* **What to work on**: Transcribe the material verbatim in full; the pictures do not belong in the copy.

* **Provided data**:
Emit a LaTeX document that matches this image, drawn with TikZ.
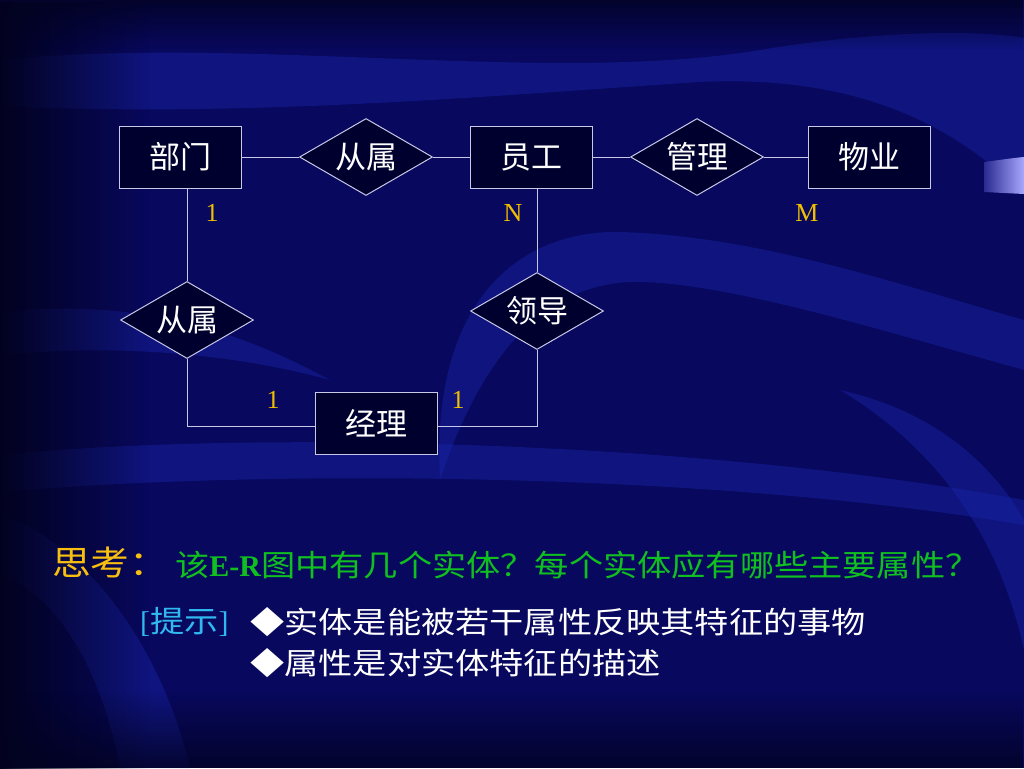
\documentclass[tikz,border=0pt]{standalone}
\usepackage{fontspec}
\setmainfont{Liberation Serif}
\newfontfamily\cjk{Noto Sans CJK SC}
\newfontfamily\cjkw[FakeStretch=1.14]{Noto Sans CJK SC}
\usetikzlibrary{shapes.geometric, fadings}

\definecolor{bgbase}{HTML}{08085E}
\definecolor{bgdark}{HTML}{020220}
\definecolor{bgband}{HTML}{1824A8}
\definecolor{boxfill}{HTML}{00002E}
\definecolor{edgecol}{HTML}{C8C8E8}
\definecolor{numcol}{HTML}{F0C000}
\definecolor{thinkcol}{HTML}{F8BE10}
\definecolor{askcol}{HTML}{10C020}
\definecolor{hintcol}{HTML}{30B8F0}
\definecolor{tablight}{HTML}{A8A8FF}
\definecolor{tabdark}{HTML}{2A2A90}

\tikzset{
  entity/.style={draw=edgecol, line width=1pt, fill=boxfill, text=white,
    minimum width=122pt, minimum height=62pt, inner sep=0pt,
    font=\cjk\fontsize{31}{34}\selectfont},
  relation/.style={diamond, aspect=1.7, draw=edgecol, line width=1pt, fill=boxfill,
    text=white, minimum width=133pt, minimum height=77pt, inner sep=0pt,
    font=\cjk\fontsize{31}{34}\selectfont},
  card/.style={text=numcol, inner sep=0pt, font=\fontsize{26}{28}\selectfont},
  link/.style={draw=edgecol, line width=1pt},
  band/.style={fill=bgband, fill opacity=0.45},
  textline/.style={anchor=west, inner sep=0pt, font=\fontsize{30}{32}\selectfont},
}

\begin{document}
\begin{tikzpicture}[x=1pt, y=-1pt]
  % 背景
  \fill[bgbase] (0,0) rectangle (1024,768);
  \useasboundingbox (0,0) rectangle (1024,768);
  \fill[band] (0,60) .. controls (250,35) and (550,85) .. (760,50)
    .. controls (880,30) and (980,30) .. (1024,38) -- (1024,195)
    .. controls (950,120) and (850,75) .. (700,82)
    .. controls (500,95) and (250,118) .. (0,106) -- cycle;
  \fill[band] (440,480) .. controls (430,300) and (520,230) .. (620,232)
    .. controls (760,236) and (900,285) .. (1024,320) -- (1024,370)
    .. controls (880,330) and (720,280) .. (630,282)
    .. controls (540,286) and (480,360) .. (440,480) -- cycle;
  \fill[band] (0,312) .. controls (120,300) and (220,320) .. (330,380)
    .. controls (220,350) and (100,345) .. (0,355) -- cycle;
  \fill[band] (0,515) .. controls (80,540) and (160,640) .. (190,768)
    -- (120,768) .. controls (100,660) and (50,590) .. (0,575) -- cycle;
  \fill[band] (840,390) .. controls (940,450) and (1000,540) .. (1024,650)
    -- (1024,520) .. controls (990,460) and (930,410) .. (840,390) -- cycle;
  \fill[band] (0,455) .. controls (250,430) and (700,440) .. (1024,500)
    -- (1024,525) .. controls (700,470) and (250,470) .. (0,492) -- cycle;
  \fill[bgdark, path fading=east] (0,0) rectangle (150,768);
  \fill[bgdark, path fading=south, fill opacity=0.8] (0,0) rectangle (1024,50);
  \fill[bgdark, path fading=north, fill opacity=0.8] (0,690) rectangle (1024,768);
  \shade[left color=tabdark, right color=tablight] (984,162) .. controls (1000,160) and (1012,158) .. (1024,157)
    -- (1024,194) -- (984,192) -- cycle;

  % 实体与联系
  \node[entity] (bm) at (180,157) {部门};
  \node[relation] (cs1) at (366,157) {从属};
  \node[entity] (yg) at (531,157) {员工};
  \node[relation] (gl) at (697,157) {管理};
  \node[entity] (wy) at (869,157) {物业};
  \node[relation] (cs2) at (187,320) {从属};
  \node[relation] (ld) at (537,311) {领导};
  \node[entity] (jl) at (376,423) {经理};

  % 连线
  \draw[link] (bm) -- (cs1);
  \draw[link] (cs1) -- (yg);
  \draw[link] (yg) -- (gl);
  \draw[link] (gl) -- (wy);
  \draw[link] (cs2.north) -- (cs2.north |- bm.south);
  \draw[link] (cs2.south) |- ([yshift=-3pt]jl.west);
  \draw[link] (ld.north) -- (ld.north |- yg.south);
  \draw[link] (ld.south) |- ([yshift=-3pt]jl.east);

  % 联系的类型
  \node[card] (c1) at (212,213) {1};
  \node[card] (cn) at (513,213) {N};
  \node[card] (cm) at (807,213) {M};
  \node[card] (c2) at (273,400) {1};
  \node[card] (c3) at (458,400) {1};

  % 思考与提示
  \node[textline, text=thinkcol, font=\cjkw\fontsize{34}{36}\selectfont]
    (think) at (52,562) {思考：};
  \node[textline, text=askcol]
    (ask) at (175,565) {{\cjkw 该}\textbf{E-R}{\cjkw 图中有几个实体？每个实体应有哪些主要属性？}};
  \node[textline, text=hintcol] (hint) at (140,622) {[{\cjkw 提示}]};
  \node[textline, text=white, font=\cjkw\fontsize{30}{32}\selectfont]
    (fact1) at (250,622) {◆实体是能被若干属性反映其特征的事物};
  \node[textline, text=white, font=\cjkw\fontsize{30}{32}\selectfont]
    (fact2) at (250,663) {◆属性是对实体特征的描述};
\end{tikzpicture}
\end{document}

* **Correct output**:
Emit a LaTeX document that matches this image, drawn with TikZ.
\documentclass[tikz,border=0pt]{standalone}
\usepackage{fontspec}
\setmainfont{Liberation Serif}
\newfontfamily\cjk{Noto Sans CJK SC}
\newfontfamily\cjkw[FakeStretch=1.14]{Noto Sans CJK SC}
\usetikzlibrary{shapes.geometric, fadings}

\definecolor{bgbase}{HTML}{08085E}
\definecolor{bgdark}{HTML}{020220}
\definecolor{bgband}{HTML}{1824A8}
\definecolor{boxfill}{HTML}{00002E}
\definecolor{edgecol}{HTML}{C8C8E8}
\definecolor{numcol}{HTML}{F0C000}
\definecolor{thinkcol}{HTML}{F8BE10}
\definecolor{askcol}{HTML}{10C020}
\definecolor{hintcol}{HTML}{30B8F0}
\definecolor{tablight}{HTML}{A8A8FF}
\definecolor{tabdark}{HTML}{2A2A90}

\tikzset{
  entity/.style={draw=edgecol, line width=1pt, fill=boxfill, text=white,
    minimum width=122pt, minimum height=62pt, inner sep=0pt,
    font=\cjk\fontsize{31}{34}\selectfont},
  relation/.style={diamond, aspect=1.7, draw=edgecol, line width=1pt, fill=boxfill,
    text=white, minimum width=133pt, minimum height=77pt, inner sep=0pt,
    font=\cjk\fontsize{31}{34}\selectfont},
  card/.style={text=numcol, inner sep=0pt, font=\fontsize{26}{28}\selectfont},
  link/.style={draw=edgecol, line width=1pt},
  band/.style={fill=bgband, fill opacity=0.45},
  textline/.style={anchor=west, inner sep=0pt, font=\fontsize{30}{32}\selectfont},
}

\begin{document}
\begin{tikzpicture}[x=1pt, y=-1pt]
  % 背景
  \fill[bgbase] (0,0) rectangle (1024,768);
  \useasboundingbox (0,0) rectangle (1024,768);
  \fill[band] (0,60) .. controls (250,35) and (550,85) .. (760,50)
    .. controls (880,30) and (980,30) .. (1024,38) -- (1024,195)
    .. controls (950,120) and (850,75) .. (700,82)
    .. controls (500,95) and (250,118) .. (0,106) -- cycle;
  \fill[band] (440,480) .. controls (430,300) and (520,230) .. (620,232)
    .. controls (760,236) and (900,285) .. (1024,320) -- (1024,370)
    .. controls (880,330) and (720,280) .. (630,282)
    .. controls (540,286) and (480,360) .. (440,480) -- cycle;
  \fill[band] (0,312) .. controls (120,300) and (220,320) .. (330,380)
    .. controls (220,350) and (100,345) .. (0,355) -- cycle;
  \fill[band] (0,515) .. controls (80,540) and (160,640) .. (190,768)
    -- (120,768) .. controls (100,660) and (50,590) .. (0,575) -- cycle;
  \fill[band] (840,390) .. controls (940,450) and (1000,540) .. (1024,650)
    -- (1024,520) .. controls (990,460) and (930,410) .. (840,390) -- cycle;
  \fill[band] (0,455) .. controls (250,430) and (700,440) .. (1024,500)
    -- (1024,525) .. controls (700,470) and (250,470) .. (0,492) -- cycle;
  \fill[bgdark, path fading=east] (0,0) rectangle (150,768);
  \fill[bgdark, path fading=south, fill opacity=0.8] (0,0) rectangle (1024,50);
  \fill[bgdark, path fading=north, fill opacity=0.8] (0,690) rectangle (1024,768);
  \shade[left color=tabdark, right color=tablight] (984,162) .. controls (1000,160) and (1012,158) .. (1024,157)
    -- (1024,194) -- (984,192) -- cycle;

  % 实体与联系
  \node[entity] (bm) at (180,157) {部门};
  \node[relation] (cs1) at (366,157) {从属};
  \node[entity] (yg) at (531,157) {员工};
  \node[relation] (gl) at (697,157) {管理};
  \node[entity] (wy) at (869,157) {物业};
  \node[relation] (cs2) at (187,320) {从属};
  \node[relation] (ld) at (537,311) {领导};
  \node[entity] (jl) at (376,423) {经理};

  % 连线
  \draw[link] (bm) -- (cs1);
  \draw[link] (cs1) -- (yg);
  \draw[link] (yg) -- (gl);
  \draw[link] (gl) -- (wy);
  \draw[link] (cs2.north) -- (cs2.north |- bm.south);
  \draw[link] (cs2.south) |- ([yshift=-3pt]jl.west);
  \draw[link] (ld.north) -- (ld.north |- yg.south);
  \draw[link] (ld.south) |- ([yshift=-3pt]jl.east);

  % 联系的类型
  \node[card] (c1) at (212,213) {1};
  \node[card] (cn) at (513,213) {N};
  \node[card] (cm) at (807,213) {M};
  \node[card] (c2) at (273,400) {1};
  \node[card] (c3) at (458,400) {1};

  % 思考与提示
  \node[textline, text=thinkcol, font=\cjkw\fontsize{34}{36}\selectfont]
    (think) at (52,562) {思考：};
  \node[textline, text=askcol]
    (ask) at (175,565) {{\cjkw 该}\textbf{E-R}{\cjkw 图中有几个实体？每个实体应有哪些主要属性？}};
  \node[textline, text=hintcol] (hint) at (140,622) {[{\cjkw 提示}]};
  \node[textline, text=white, font=\cjkw\fontsize{30}{32}\selectfont]
    (fact1) at (250,622) {◆实体是能被若干属性反映其特征的事物};
  \node[textline, text=white, font=\cjkw\fontsize{30}{32}\selectfont]
    (fact2) at (250,663) {◆属性是对实体特征的描述};
\end{tikzpicture}
\end{document}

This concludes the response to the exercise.